Almost no one in the federal government actually is acting under the restrictions set forth in the Constitution.
Almost no No one in the federal government actually is acting under the restrictions set forth in the Constitution.
Historical accuracy is the hobgoblin of little minds.
If you go back into history, it could have been the case
He obviously meant "go back into history" in the sense of time traveling.
For a site called Reason .... (rolls eyes)
For you and me!
Let me first say that I am not religious. At all. I went to elementary school with Madaleyne Murray O'hair's son Garth, the little shit, who later changed his name and was murdered along with his mother. It was around the time we were in school that we stopped praying in school. I never actually prayed because I didn't know the prayers, but I bowed my head when told to etc. It never made me want to go to church. And since my parents didn't go to church, I never did, except for giggles. I guess Garth was upset, though his brother has become some kind of evangelist I think.

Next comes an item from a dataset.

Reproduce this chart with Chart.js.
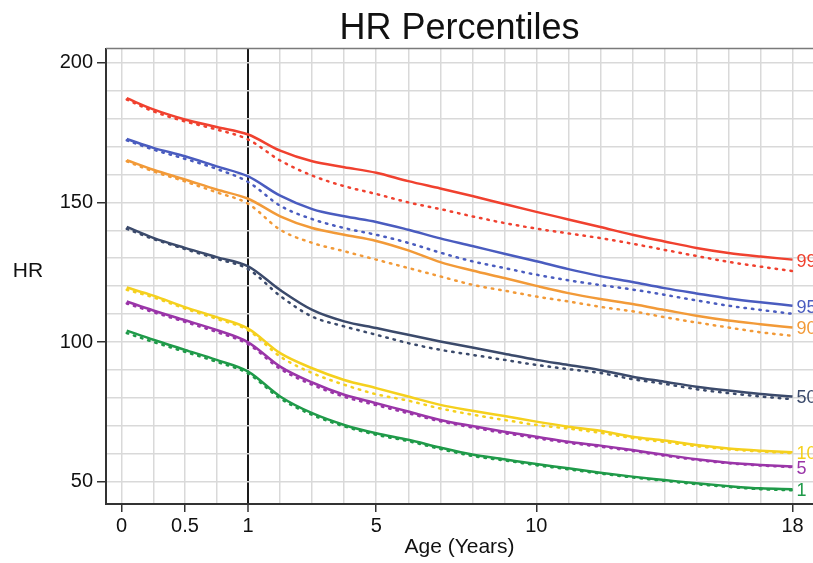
<!DOCTYPE html>
<html>
<head>
<meta charset="utf-8">
<title>HR Percentiles</title>
<script src="https://cdn.jsdelivr.net/npm/chart.js@4.4.1/dist/chart.umd.min.js"></script>
<style>
  html, body { margin: 0; padding: 0; background: #fff; }
  #wrap { width: 813px; height: 563px; }
</style>
</head>
<body>
<div id="wrap"><canvas id="hrChart"></canvas></div>
<script>
    // =========================
    // Data
    // =========================

    const ages = [0.04, 0.25, 0.5, 0.75, 1, 2, 3, 4, 5, 6, 7, 8, 9, 10, 11, 12, 13, 14, 15, 16, 17, 18];

    const p99 = [187.3, 183.3, 179.7, 177.0, 174.3, 168.5, 164.7, 162.6, 160.6, 157.6, 155.0, 152.3, 149.4, 146.6, 143.9, 141.2, 138.4, 136.0, 133.7, 131.9, 130.6, 129.5];
    const p99b = [186.8, 182.6, 179.0, 176.1, 172.5, 165.0, 159.6, 155.8, 153.0, 150.0, 147.6, 145.0, 142.6, 140.6, 138.9, 137.2, 135.2, 133.0, 130.8, 128.7, 127.0, 125.4];
    const p95 = [172.7, 169.5, 166.5, 162.9, 159.3, 152.4, 147.6, 145.0, 143.0, 140.2, 137.1, 134.4, 131.6, 128.9, 126.1, 123.6, 121.5, 119.3, 117.4, 115.6, 114.2, 113.0];
    const p95b = [172.2, 168.9, 165.6, 162.0, 157.3, 148.8, 144.0, 140.8, 138.4, 135.5, 132.0, 128.9, 126.5, 124.1, 122.1, 120.4, 118.8, 116.9, 114.9, 113.0, 111.5, 110.1];
    const p90 = [165.1, 161.7, 158.2, 154.6, 151.3, 145.0, 140.8, 138.4, 136.2, 132.8, 128.6, 125.6, 122.9, 120.1, 117.5, 115.4, 113.6, 111.5, 109.4, 107.7, 106.4, 105.2];
    const p90b = [164.7, 161.1, 157.5, 153.6, 149.5, 140.2, 135.5, 132.5, 129.5, 126.5, 123.5, 120.5, 118.4, 116.3, 114.5, 112.6, 111.0, 108.9, 107.0, 105.2, 103.5, 102.2];
    const p50 = [141.2, 137.3, 133.7, 130.4, 127.1, 118.6, 111.5, 107.4, 105.0, 102.6, 100.2, 98.0, 95.8, 93.6, 91.8, 89.9, 87.6, 85.8, 84.0, 82.6, 81.4, 80.5];
    const p50b = [140.5, 136.9, 133.3, 129.8, 126.1, 116.5, 109.1, 105.6, 102.6, 99.6, 97.2, 95.4, 93.6, 91.8, 90.3, 88.9, 86.7, 85.0, 83.1, 81.7, 80.5, 79.5];
    const p10 = [119.5, 116.6, 112.5, 108.9, 104.8, 96.0, 90.6, 86.4, 83.5, 80.5, 77.5, 75.4, 73.5, 71.5, 69.7, 68.2, 66.1, 64.7, 63.1, 61.9, 61.1, 60.5];
    const p10b = [118.7, 116.0, 112.0, 108.3, 104.2, 94.8, 88.9, 84.7, 81.3, 79.0, 76.2, 74.0, 72.1, 70.3, 69.0, 67.5, 65.6, 64.2, 62.7, 61.6, 60.8, 60.2];
    const p5 = [114.5, 111.3, 107.8, 104.3, 99.9, 91.2, 85.5, 81.1, 78.1, 75.1, 72.1, 69.9, 67.9, 66.1, 64.3, 62.9, 61.3, 59.6, 58.0, 56.8, 56.0, 55.4];
    const p5b = [113.8, 110.7, 107.2, 103.6, 99.2, 90.4, 84.7, 80.4, 77.4, 74.5, 71.6, 69.4, 67.4, 65.6, 63.9, 62.5, 61.0, 59.3, 57.8, 56.6, 55.8, 55.2];
    const p1 = [104.1, 100.8, 97.2, 93.6, 89.4, 80.5, 74.5, 70.3, 67.3, 65.0, 62.2, 59.7, 58.0, 56.3, 54.8, 53.2, 51.8, 50.6, 49.4, 48.4, 47.6, 47.3];
    const p1b = [103.2, 100.0, 96.5, 92.9, 88.7, 79.8, 73.9, 69.8, 66.8, 64.5, 61.7, 59.2, 57.6, 55.9, 54.4, 52.9, 51.5, 50.3, 49.1, 48.1, 47.3, 46.9];

    const percentileLabels = ['99', '95', '90', '50', '10', '5', '1'];

    const xGridAges = [0, 0.25, 0.5, 0.75, 1, 2, 3, 4, 5, 6, 7, 8, 9, 10, 11, 12, 13, 14, 15, 16, 17, 18];
    const xTickLabels = [0, 0.5, 1, 5, 10, 18];
    const yGridValues = [50, 60, 70, 80, 90, 100, 110, 120, 130, 140, 150, 160, 170, 180, 190, 200];
    const yTickLabels = [50, 100, 150, 200];

    // =========================
    // Echelle en age (premiere annee etiree)
    // =========================

    const FIRST_YEAR = 3.95;
    const warp = a => (a <= 1 ? a * FIRST_YEAR : FIRST_YEAR + (a - 1));
    const unwarp = u => (u <= FIRST_YEAR ? u / FIRST_YEAR : 1 + (u - FIRST_YEAR));

    class AgeScale extends Chart.LinearScale {
      getPixelForValue(value) {
        const a = warp(this.min), b = warp(this.max);
        return this.getPixelForDecimal((warp(value) - a) / (b - a));
      }
      getValueForPixel(pixel) {
        const a = warp(this.min), b = warp(this.max);
        return unwarp(a + this.getDecimalForPixel(pixel) * (b - a));
      }
    }
    AgeScale.id = 'age';
    AgeScale.defaults = Chart.LinearScale.defaults;
    Chart.register(AgeScale);

    // =========================
    // Series
    // =========================

    const colors = ['#f0412f', '#4a5cbf', '#f29a38', '#3b4a6b', '#f5d01e', '#9a35a8', '#1f9a49'];
    const solidSeries = [p99, p95, p90, p50, p10, p5, p1];
    const dottedSeries = [p99b, p95b, p90b, p50b, p10b, p5b, p1b];

    const toPoints = values => values.map((v, i) => ({ x: ages[i], y: v }));

    const datasets = [];
    solidSeries.forEach((values, i) => {
      datasets.push({
        label: percentileLabels[i],
        endLabel: percentileLabels[i],
        data: toPoints(values),
        borderColor: colors[i],
        borderWidth: 2.5,
        pointRadius: 0,
        cubicInterpolationMode: 'monotone'
      });
      datasets.push({
        label: percentileLabels[i] + ' (dotted)',
        data: toPoints(dottedSeries[i]),
        borderColor: colors[i],
        borderWidth: 2.5,
        borderDash: [1.5, 6],
        borderCapStyle: 'round',
        pointRadius: 0,
        cubicInterpolationMode: 'monotone'
      });
    });

    // =========================
    // Plugins: cadre, titre HR, etiquettes
    // =========================

    const decorPlugin = {
      id: 'decor',
      afterDatasetsDraw(chart) {
        const ctx = chart.ctx;
        const area = chart.chartArea;
        ctx.save();
        ctx.strokeStyle = '#7a7a7a';
        ctx.lineWidth = 1.5;
        ctx.beginPath();
        ctx.moveTo(area.left, area.top);
        ctx.lineTo(area.right, area.top);
        ctx.stroke();

        ctx.font = '18px "Liberation Sans", Arial, sans-serif';
        ctx.textBaseline = 'middle';
        ctx.textAlign = 'left';
        chart.data.datasets.forEach((ds, i) => {
          if (!ds.endLabel) return;
          const meta = chart.getDatasetMeta(i);
          const pt = meta.data[meta.data.length - 1];
          ctx.fillStyle = ds.borderColor;
          ctx.fillText(ds.endLabel, pt.x + 4, pt.y + 2);
        });

        ctx.fillStyle = '#111';
        ctx.font = '21px "Liberation Sans", Arial, sans-serif';
        ctx.textAlign = 'center';
        ctx.fillText('HR', 28, 271);
        ctx.restore();
      }
    };

    Chart.defaults.font.family = '"Liberation Sans", Arial, sans-serif';
    Chart.defaults.color = '#111';

    new Chart(document.getElementById('hrChart'), {
      type: 'line',
      data: { datasets: datasets },
      plugins: [decorPlugin],
      options: {
        responsive: true,
        maintainAspectRatio: false,
        animation: false,
        layout: { padding: 0 },
        plugins: {
          legend: { display: false },
          tooltip: { enabled: false },
          title: {
            display: true,
            text: 'HR Percentiles',
            fullSize: false,
            color: '#111',
            font: { size: 36, weight: 'normal', lineHeight: 1.1 },
            padding: { top: 9, bottom: 0 }
          }
        },
        scales: {
          x: {
            type: 'age',
            min: -0.124,
            max: 18.64,
            afterBuildTicks: s => { s.ticks = xGridAges.map(v => ({ value: v })); },
            afterFit: s => { s.height = 59; },
            ticks: {
              autoSkip: false,
              maxRotation: 0,
              padding: 2,
              font: { size: 20 },
              callback: v => (xTickLabels.includes(v) ? String(v) : '')
            },
            grid: {
              color: c => (c.tick && c.tick.value === 1 ? '#1a1a1a' : '#d9d9d9'),
              lineWidth: c => (c.tick && c.tick.value === 1 ? 2 : 1.5),
              tickColor: c => (c.tick && xTickLabels.includes(c.tick.value) ? '#333' : 'rgba(0,0,0,0)'),
              tickWidth: 1.5,
              tickLength: 8
            },
            border: { display: true, color: '#333', width: 2 },
            title: {
              display: true,
              text: 'Age (Years)',
              font: { size: 21 },
              padding: { top: 0, bottom: 3 }
            }
          },
          y: {
            type: 'linear',
            min: 42,
            max: 205.06,
            afterBuildTicks: s => { s.ticks = yGridValues.map(v => ({ value: v })); },
            afterFit: s => { s.width = 106; },
            ticks: {
              autoSkip: false,
              padding: 4,
              font: { size: 20 },
              callback: v => (yTickLabels.includes(v) ? String(v) : '')
            },
            grid: {
              color: '#d9d9d9',
              lineWidth: 1.5,
              tickColor: c => (c.tick && yTickLabels.includes(c.tick.value) ? '#333' : 'rgba(0,0,0,0)'),
              tickWidth: 1.5,
              tickLength: 9
            },
            border: { display: true, color: '#333', width: 2 }
          }
        }
      }
    });
</script>
</body>
</html>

Breyer's point is probably correct, despite his history brainfart. No one back in the day really cared about how school prayer violated the establishment clause. And as unlikely as funding it ever was, if all religions were funded equally, then the government arguably would not have been "technically" "establishing" "A" ""religion". I don't htink he wants to start now.
PS I think Breyer is an ass.
I still don't want to be your friend.
Picture a tear streaking down a clown's face. Is there anything sadder.
Are we really nitpicking about this? Are reasonistas 100 years from now going to jump down the neck of a Supreme Court Justice if he says the 110th congress passed Obamacare, instead of the 111th? There's funny and there's petty and trifling.
This whole discussion seems to be nonsense. The inclusionary principle wasn't established until the latter part of the nineteenth century and the FedGov wasn't handing out tax dollars to schools in the early days of the Republic.